___ Source excerpt

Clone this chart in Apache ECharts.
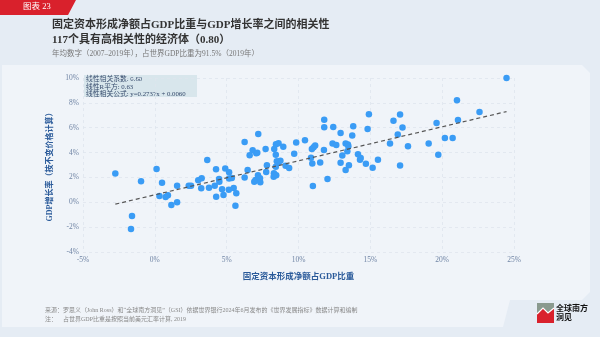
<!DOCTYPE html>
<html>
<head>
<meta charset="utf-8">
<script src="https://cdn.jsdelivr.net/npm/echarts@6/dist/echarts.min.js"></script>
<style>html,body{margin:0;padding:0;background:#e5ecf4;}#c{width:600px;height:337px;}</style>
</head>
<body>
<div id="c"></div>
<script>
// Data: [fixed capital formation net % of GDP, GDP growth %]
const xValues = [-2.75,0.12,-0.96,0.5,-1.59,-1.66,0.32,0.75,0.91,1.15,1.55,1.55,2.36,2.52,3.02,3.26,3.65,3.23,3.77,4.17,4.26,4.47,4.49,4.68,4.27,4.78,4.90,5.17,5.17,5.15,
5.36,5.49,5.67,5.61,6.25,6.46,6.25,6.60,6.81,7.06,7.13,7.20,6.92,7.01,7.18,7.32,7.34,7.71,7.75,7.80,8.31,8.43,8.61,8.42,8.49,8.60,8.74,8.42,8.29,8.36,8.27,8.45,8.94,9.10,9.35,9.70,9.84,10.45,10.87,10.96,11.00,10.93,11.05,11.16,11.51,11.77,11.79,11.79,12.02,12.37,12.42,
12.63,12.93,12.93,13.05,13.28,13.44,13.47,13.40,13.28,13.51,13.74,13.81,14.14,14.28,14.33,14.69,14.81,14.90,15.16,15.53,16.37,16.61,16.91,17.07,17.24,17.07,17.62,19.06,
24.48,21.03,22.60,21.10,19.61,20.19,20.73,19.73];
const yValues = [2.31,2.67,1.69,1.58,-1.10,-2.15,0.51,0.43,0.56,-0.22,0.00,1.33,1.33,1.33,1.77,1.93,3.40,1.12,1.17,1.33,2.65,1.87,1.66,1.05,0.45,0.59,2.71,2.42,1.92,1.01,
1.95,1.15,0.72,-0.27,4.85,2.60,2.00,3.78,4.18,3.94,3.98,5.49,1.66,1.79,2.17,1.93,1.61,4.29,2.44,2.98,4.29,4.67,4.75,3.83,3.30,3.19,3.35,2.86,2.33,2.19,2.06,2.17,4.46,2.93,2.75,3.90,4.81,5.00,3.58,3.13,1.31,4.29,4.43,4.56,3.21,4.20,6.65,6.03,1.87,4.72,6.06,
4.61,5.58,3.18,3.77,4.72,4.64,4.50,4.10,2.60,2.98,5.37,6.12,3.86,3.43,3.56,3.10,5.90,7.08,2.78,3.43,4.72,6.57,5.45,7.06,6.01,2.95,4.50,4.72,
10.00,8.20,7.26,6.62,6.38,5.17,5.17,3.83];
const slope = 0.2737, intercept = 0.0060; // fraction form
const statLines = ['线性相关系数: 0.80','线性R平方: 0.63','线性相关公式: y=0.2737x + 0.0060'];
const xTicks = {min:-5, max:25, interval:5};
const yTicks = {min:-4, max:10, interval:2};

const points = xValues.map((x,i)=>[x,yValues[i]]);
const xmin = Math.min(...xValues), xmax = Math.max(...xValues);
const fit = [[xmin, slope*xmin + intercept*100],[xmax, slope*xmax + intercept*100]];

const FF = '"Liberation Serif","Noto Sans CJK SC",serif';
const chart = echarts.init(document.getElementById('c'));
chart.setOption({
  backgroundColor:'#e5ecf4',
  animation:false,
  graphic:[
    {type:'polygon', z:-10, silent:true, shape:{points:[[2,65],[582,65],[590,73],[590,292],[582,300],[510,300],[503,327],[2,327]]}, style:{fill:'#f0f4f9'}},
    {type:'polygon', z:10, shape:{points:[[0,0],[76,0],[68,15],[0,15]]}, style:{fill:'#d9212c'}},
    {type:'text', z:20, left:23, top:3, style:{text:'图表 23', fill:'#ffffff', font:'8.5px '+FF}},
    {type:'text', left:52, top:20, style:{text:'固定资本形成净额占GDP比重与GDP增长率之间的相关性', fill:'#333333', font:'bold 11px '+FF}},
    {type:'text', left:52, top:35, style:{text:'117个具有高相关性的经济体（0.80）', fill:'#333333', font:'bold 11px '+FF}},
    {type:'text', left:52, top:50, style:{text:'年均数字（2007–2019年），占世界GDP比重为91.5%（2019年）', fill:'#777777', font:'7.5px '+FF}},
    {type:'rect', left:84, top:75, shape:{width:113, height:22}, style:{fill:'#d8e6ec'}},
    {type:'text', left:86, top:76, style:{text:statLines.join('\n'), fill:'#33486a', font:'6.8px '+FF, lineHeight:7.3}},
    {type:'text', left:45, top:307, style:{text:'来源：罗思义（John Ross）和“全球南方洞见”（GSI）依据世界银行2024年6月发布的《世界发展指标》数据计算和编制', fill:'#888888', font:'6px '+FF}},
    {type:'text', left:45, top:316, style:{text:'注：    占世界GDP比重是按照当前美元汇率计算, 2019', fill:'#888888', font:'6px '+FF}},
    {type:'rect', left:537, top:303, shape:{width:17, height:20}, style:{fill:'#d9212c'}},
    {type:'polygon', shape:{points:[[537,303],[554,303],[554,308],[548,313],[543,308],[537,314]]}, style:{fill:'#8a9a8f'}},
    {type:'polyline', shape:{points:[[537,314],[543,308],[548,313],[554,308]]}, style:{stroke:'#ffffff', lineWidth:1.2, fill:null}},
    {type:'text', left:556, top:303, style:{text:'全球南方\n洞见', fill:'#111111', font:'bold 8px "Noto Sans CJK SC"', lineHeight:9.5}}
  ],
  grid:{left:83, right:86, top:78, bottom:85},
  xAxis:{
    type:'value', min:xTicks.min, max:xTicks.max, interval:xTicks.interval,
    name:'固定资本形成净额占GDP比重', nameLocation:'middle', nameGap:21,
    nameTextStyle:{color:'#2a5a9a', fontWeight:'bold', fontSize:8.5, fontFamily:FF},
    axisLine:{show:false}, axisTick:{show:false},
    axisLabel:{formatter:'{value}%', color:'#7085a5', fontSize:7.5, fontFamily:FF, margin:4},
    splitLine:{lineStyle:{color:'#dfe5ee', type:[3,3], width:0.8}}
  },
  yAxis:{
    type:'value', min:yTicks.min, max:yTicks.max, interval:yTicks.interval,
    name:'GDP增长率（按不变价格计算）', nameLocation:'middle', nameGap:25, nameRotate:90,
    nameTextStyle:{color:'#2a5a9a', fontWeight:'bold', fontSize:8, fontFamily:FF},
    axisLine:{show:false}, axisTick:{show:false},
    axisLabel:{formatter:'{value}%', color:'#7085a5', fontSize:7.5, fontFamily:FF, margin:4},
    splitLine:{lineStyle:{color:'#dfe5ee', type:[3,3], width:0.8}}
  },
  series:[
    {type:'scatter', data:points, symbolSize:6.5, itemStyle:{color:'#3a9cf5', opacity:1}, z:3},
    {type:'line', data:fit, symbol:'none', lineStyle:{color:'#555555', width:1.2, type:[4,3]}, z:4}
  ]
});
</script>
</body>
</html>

______

§ **Task details**: Reproduce each line exactly, please, except for any pictures.

§ **Answer to this task**:
Clone this chart in Apache ECharts.
<!DOCTYPE html>
<html>
<head>
<meta charset="utf-8">
<script src="https://cdn.jsdelivr.net/npm/echarts@6/dist/echarts.min.js"></script>
<style>html,body{margin:0;padding:0;background:#e5ecf4;}#c{width:600px;height:337px;}</style>
</head>
<body>
<div id="c"></div>
<script>
// Data: [fixed capital formation net % of GDP, GDP growth %]
const xValues = [-2.75,0.12,-0.96,0.5,-1.59,-1.66,0.32,0.75,0.91,1.15,1.55,1.55,2.36,2.52,3.02,3.26,3.65,3.23,3.77,4.17,4.26,4.47,4.49,4.68,4.27,4.78,4.90,5.17,5.17,5.15,
5.36,5.49,5.67,5.61,6.25,6.46,6.25,6.60,6.81,7.06,7.13,7.20,6.92,7.01,7.18,7.32,7.34,7.71,7.75,7.80,8.31,8.43,8.61,8.42,8.49,8.60,8.74,8.42,8.29,8.36,8.27,8.45,8.94,9.10,9.35,9.70,9.84,10.45,10.87,10.96,11.00,10.93,11.05,11.16,11.51,11.77,11.79,11.79,12.02,12.37,12.42,
12.63,12.93,12.93,13.05,13.28,13.44,13.47,13.40,13.28,13.51,13.74,13.81,14.14,14.28,14.33,14.69,14.81,14.90,15.16,15.53,16.37,16.61,16.91,17.07,17.24,17.07,17.62,19.06,
24.48,21.03,22.60,21.10,19.61,20.19,20.73,19.73];
const yValues = [2.31,2.67,1.69,1.58,-1.10,-2.15,0.51,0.43,0.56,-0.22,0.00,1.33,1.33,1.33,1.77,1.93,3.40,1.12,1.17,1.33,2.65,1.87,1.66,1.05,0.45,0.59,2.71,2.42,1.92,1.01,
1.95,1.15,0.72,-0.27,4.85,2.60,2.00,3.78,4.18,3.94,3.98,5.49,1.66,1.79,2.17,1.93,1.61,4.29,2.44,2.98,4.29,4.67,4.75,3.83,3.30,3.19,3.35,2.86,2.33,2.19,2.06,2.17,4.46,2.93,2.75,3.90,4.81,5.00,3.58,3.13,1.31,4.29,4.43,4.56,3.21,4.20,6.65,6.03,1.87,4.72,6.06,
4.61,5.58,3.18,3.77,4.72,4.64,4.50,4.10,2.60,2.98,5.37,6.12,3.86,3.43,3.56,3.10,5.90,7.08,2.78,3.43,4.72,6.57,5.45,7.06,6.01,2.95,4.50,4.72,
10.00,8.20,7.26,6.62,6.38,5.17,5.17,3.83];
const slope = 0.2737, intercept = 0.0060; // fraction form
const statLines = ['线性相关系数: 0.80','线性R平方: 0.63','线性相关公式: y=0.2737x + 0.0060'];
const xTicks = {min:-5, max:25, interval:5};
const yTicks = {min:-4, max:10, interval:2};

const points = xValues.map((x,i)=>[x,yValues[i]]);
const xmin = Math.min(...xValues), xmax = Math.max(...xValues);
const fit = [[xmin, slope*xmin + intercept*100],[xmax, slope*xmax + intercept*100]];

const FF = '"Liberation Serif","Noto Sans CJK SC",serif';
const chart = echarts.init(document.getElementById('c'));
chart.setOption({
  backgroundColor:'#e5ecf4',
  animation:false,
  graphic:[
    {type:'polygon', z:-10, silent:true, shape:{points:[[2,65],[582,65],[590,73],[590,292],[582,300],[510,300],[503,327],[2,327]]}, style:{fill:'#f0f4f9'}},
    {type:'polygon', z:10, shape:{points:[[0,0],[76,0],[68,15],[0,15]]}, style:{fill:'#d9212c'}},
    {type:'text', z:20, left:23, top:3, style:{text:'图表 23', fill:'#ffffff', font:'8.5px '+FF}},
    {type:'text', left:52, top:20, style:{text:'固定资本形成净额占GDP比重与GDP增长率之间的相关性', fill:'#333333', font:'bold 11px '+FF}},
    {type:'text', left:52, top:35, style:{text:'117个具有高相关性的经济体（0.80）', fill:'#333333', font:'bold 11px '+FF}},
    {type:'text', left:52, top:50, style:{text:'年均数字（2007–2019年），占世界GDP比重为91.5%（2019年）', fill:'#777777', font:'7.5px '+FF}},
    {type:'rect', left:84, top:75, shape:{width:113, height:22}, style:{fill:'#d8e6ec'}},
    {type:'text', left:86, top:76, style:{text:statLines.join('\n'), fill:'#33486a', font:'6.8px '+FF, lineHeight:7.3}},
    {type:'text', left:45, top:307, style:{text:'来源：罗思义（John Ross）和“全球南方洞见”（GSI）依据世界银行2024年6月发布的《世界发展指标》数据计算和编制', fill:'#888888', font:'6px '+FF}},
    {type:'text', left:45, top:316, style:{text:'注：    占世界GDP比重是按照当前美元汇率计算, 2019', fill:'#888888', font:'6px '+FF}},
    {type:'rect', left:537, top:303, shape:{width:17, height:20}, style:{fill:'#d9212c'}},
    {type:'polygon', shape:{points:[[537,303],[554,303],[554,308],[548,313],[543,308],[537,314]]}, style:{fill:'#8a9a8f'}},
    {type:'polyline', shape:{points:[[537,314],[543,308],[548,313],[554,308]]}, style:{stroke:'#ffffff', lineWidth:1.2, fill:null}},
    {type:'text', left:556, top:303, style:{text:'全球南方\n洞见', fill:'#111111', font:'bold 8px "Noto Sans CJK SC"', lineHeight:9.5}}
  ],
  grid:{left:83, right:86, top:78, bottom:85},
  xAxis:{
    type:'value', min:xTicks.min, max:xTicks.max, interval:xTicks.interval,
    name:'固定资本形成净额占GDP比重', nameLocation:'middle', nameGap:21,
    nameTextStyle:{color:'#2a5a9a', fontWeight:'bold', fontSize:8.5, fontFamily:FF},
    axisLine:{show:false}, axisTick:{show:false},
    axisLabel:{formatter:'{value}%', color:'#7085a5', fontSize:7.5, fontFamily:FF, margin:4},
    splitLine:{lineStyle:{color:'#dfe5ee', type:[3,3], width:0.8}}
  },
  yAxis:{
    type:'value', min:yTicks.min, max:yTicks.max, interval:yTicks.interval,
    name:'GDP增长率（按不变价格计算）', nameLocation:'middle', nameGap:25, nameRotate:90,
    nameTextStyle:{color:'#2a5a9a', fontWeight:'bold', fontSize:8, fontFamily:FF},
    axisLine:{show:false}, axisTick:{show:false},
    axisLabel:{formatter:'{value}%', color:'#7085a5', fontSize:7.5, fontFamily:FF, margin:4},
    splitLine:{lineStyle:{color:'#dfe5ee', type:[3,3], width:0.8}}
  },
  series:[
    {type:'scatter', data:points, symbolSize:6.5, itemStyle:{color:'#3a9cf5', opacity:1}, z:3},
    {type:'line', data:fit, symbol:'none', lineStyle:{color:'#555555', width:1.2, type:[4,3]}, z:4}
  ]
});
</script>
</body>
</html>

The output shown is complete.